** Start Record excerpts **

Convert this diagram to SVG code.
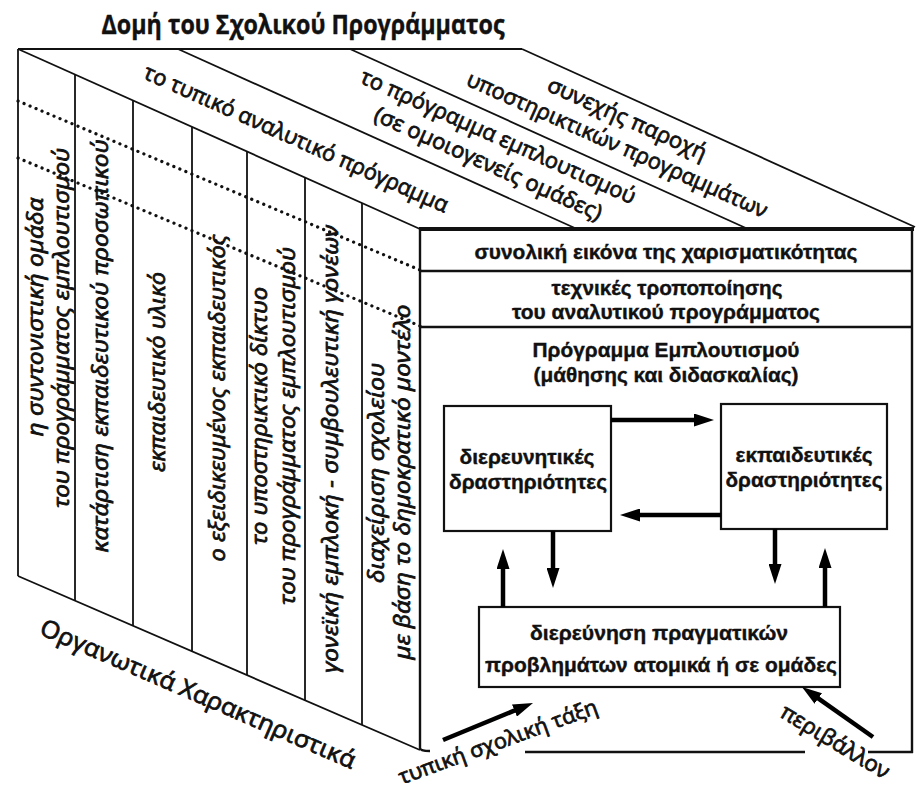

** End Record excerpts **
** Start Record excerpts **

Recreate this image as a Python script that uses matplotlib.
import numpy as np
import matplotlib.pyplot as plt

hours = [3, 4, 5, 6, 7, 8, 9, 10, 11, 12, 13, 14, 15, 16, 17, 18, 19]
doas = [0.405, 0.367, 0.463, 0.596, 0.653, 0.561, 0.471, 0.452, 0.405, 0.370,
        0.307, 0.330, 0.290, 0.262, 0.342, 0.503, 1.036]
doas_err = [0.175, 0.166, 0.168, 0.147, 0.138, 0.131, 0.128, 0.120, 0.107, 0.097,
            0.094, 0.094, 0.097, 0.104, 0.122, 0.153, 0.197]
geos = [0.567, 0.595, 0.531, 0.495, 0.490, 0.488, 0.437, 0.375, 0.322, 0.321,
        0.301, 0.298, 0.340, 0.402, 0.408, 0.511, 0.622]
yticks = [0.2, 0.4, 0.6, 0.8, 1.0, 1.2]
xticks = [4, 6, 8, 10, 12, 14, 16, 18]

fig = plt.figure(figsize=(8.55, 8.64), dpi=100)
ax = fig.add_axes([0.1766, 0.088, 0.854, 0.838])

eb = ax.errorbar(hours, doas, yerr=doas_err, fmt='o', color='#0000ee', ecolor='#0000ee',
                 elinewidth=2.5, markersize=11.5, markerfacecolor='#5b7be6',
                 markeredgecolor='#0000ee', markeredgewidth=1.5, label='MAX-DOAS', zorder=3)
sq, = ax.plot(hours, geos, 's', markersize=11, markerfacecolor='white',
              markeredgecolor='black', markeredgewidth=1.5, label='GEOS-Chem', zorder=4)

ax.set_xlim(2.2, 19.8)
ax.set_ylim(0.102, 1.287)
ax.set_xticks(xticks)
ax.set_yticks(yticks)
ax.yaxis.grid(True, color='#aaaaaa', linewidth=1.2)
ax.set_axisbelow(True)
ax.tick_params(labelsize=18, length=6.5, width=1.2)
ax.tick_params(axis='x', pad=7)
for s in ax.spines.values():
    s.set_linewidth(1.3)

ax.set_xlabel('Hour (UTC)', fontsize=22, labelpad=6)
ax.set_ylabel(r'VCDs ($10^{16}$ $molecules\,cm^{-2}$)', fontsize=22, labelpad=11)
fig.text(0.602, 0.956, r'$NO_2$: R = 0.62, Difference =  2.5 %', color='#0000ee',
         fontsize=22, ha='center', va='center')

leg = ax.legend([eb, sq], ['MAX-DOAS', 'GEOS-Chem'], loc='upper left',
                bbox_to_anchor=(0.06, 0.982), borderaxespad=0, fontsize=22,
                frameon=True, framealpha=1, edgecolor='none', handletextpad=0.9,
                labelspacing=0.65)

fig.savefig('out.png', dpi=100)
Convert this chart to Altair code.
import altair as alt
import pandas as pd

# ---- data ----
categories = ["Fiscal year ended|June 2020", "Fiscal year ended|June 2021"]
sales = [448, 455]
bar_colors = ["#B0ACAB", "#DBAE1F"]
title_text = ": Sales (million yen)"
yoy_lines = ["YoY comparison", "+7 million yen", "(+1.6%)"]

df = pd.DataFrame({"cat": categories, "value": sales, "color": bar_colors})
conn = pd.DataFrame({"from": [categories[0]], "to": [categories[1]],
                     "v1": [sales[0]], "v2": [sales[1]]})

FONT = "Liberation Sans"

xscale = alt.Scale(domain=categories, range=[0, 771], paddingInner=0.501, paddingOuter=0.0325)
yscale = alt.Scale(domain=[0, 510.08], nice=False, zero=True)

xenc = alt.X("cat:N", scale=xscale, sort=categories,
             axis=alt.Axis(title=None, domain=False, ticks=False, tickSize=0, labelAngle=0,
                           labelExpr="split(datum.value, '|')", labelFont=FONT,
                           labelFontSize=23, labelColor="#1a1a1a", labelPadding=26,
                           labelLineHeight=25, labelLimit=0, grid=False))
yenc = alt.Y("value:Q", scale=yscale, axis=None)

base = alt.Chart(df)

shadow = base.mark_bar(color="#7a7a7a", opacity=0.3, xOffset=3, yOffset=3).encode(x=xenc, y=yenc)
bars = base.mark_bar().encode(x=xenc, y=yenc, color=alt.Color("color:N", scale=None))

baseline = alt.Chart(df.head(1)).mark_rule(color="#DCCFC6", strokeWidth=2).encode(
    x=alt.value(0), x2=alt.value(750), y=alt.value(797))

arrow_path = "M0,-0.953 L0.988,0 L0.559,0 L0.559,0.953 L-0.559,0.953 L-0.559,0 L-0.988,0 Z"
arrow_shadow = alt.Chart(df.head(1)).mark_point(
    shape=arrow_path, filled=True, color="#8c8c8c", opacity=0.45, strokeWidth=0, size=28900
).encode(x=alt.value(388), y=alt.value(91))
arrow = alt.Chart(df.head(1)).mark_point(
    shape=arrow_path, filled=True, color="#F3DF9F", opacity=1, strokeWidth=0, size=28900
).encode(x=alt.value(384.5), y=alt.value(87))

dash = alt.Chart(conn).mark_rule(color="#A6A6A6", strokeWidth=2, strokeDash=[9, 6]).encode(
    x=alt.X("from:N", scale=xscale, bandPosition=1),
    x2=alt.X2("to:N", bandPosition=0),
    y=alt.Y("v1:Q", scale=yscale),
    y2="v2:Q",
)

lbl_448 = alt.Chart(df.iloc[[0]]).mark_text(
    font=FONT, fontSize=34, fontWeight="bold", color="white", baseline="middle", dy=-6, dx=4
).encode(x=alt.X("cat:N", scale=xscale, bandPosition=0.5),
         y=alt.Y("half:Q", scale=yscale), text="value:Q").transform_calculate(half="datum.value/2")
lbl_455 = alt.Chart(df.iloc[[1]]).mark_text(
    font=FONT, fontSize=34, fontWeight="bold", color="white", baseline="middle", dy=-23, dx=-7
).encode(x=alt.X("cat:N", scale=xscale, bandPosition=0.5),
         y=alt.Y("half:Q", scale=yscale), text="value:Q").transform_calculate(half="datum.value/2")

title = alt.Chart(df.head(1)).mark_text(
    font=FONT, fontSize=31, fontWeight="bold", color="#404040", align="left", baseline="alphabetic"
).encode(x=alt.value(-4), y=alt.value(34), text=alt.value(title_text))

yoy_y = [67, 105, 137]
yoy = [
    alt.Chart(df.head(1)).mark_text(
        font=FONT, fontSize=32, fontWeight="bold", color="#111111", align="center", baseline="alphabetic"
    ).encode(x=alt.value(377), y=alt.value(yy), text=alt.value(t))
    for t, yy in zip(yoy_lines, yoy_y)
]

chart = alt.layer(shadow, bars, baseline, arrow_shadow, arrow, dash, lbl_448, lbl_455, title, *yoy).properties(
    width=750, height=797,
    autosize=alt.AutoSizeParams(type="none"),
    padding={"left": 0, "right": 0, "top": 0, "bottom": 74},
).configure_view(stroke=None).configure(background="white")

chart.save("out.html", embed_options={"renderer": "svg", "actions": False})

** End Record excerpts **
** Start Record excerpts **

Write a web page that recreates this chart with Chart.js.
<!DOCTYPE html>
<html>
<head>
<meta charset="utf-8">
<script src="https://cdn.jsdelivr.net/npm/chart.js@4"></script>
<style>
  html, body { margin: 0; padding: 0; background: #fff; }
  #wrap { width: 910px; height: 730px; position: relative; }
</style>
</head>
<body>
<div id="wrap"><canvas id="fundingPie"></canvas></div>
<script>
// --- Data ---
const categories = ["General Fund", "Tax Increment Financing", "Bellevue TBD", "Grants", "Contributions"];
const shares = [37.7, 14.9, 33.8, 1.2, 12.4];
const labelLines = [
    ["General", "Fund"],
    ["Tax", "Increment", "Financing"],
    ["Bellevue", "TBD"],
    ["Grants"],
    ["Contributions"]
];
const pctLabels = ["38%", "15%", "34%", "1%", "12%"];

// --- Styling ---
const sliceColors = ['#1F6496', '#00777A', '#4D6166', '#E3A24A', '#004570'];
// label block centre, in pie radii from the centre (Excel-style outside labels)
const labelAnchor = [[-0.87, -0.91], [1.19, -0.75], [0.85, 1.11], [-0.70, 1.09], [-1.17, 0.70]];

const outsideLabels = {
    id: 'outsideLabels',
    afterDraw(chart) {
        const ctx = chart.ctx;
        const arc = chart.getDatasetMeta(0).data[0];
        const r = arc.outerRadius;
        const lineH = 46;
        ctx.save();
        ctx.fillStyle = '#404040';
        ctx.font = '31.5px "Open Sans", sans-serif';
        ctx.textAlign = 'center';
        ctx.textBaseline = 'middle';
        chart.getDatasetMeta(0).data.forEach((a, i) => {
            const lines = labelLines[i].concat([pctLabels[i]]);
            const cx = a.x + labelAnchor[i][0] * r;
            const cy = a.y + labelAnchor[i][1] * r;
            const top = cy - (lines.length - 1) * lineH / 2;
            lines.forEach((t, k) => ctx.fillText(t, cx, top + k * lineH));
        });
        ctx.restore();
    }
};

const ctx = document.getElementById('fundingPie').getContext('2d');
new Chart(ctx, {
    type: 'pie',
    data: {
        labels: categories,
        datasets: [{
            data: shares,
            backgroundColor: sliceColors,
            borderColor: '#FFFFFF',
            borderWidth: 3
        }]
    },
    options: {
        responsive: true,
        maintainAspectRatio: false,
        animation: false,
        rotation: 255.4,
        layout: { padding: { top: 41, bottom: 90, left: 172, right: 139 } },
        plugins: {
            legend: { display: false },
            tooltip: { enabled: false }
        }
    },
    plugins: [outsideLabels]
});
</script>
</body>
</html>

** End Record excerpts **

*Directions for this task*
Locate the lines above that hold the word "script". Show every one of them.

*Reply to the exercise*
Recreate this image as a Python script that uses matplotlib.
<script src="https://cdn.jsdelivr.net/npm/chart.js@4"></script>
<script>
</script>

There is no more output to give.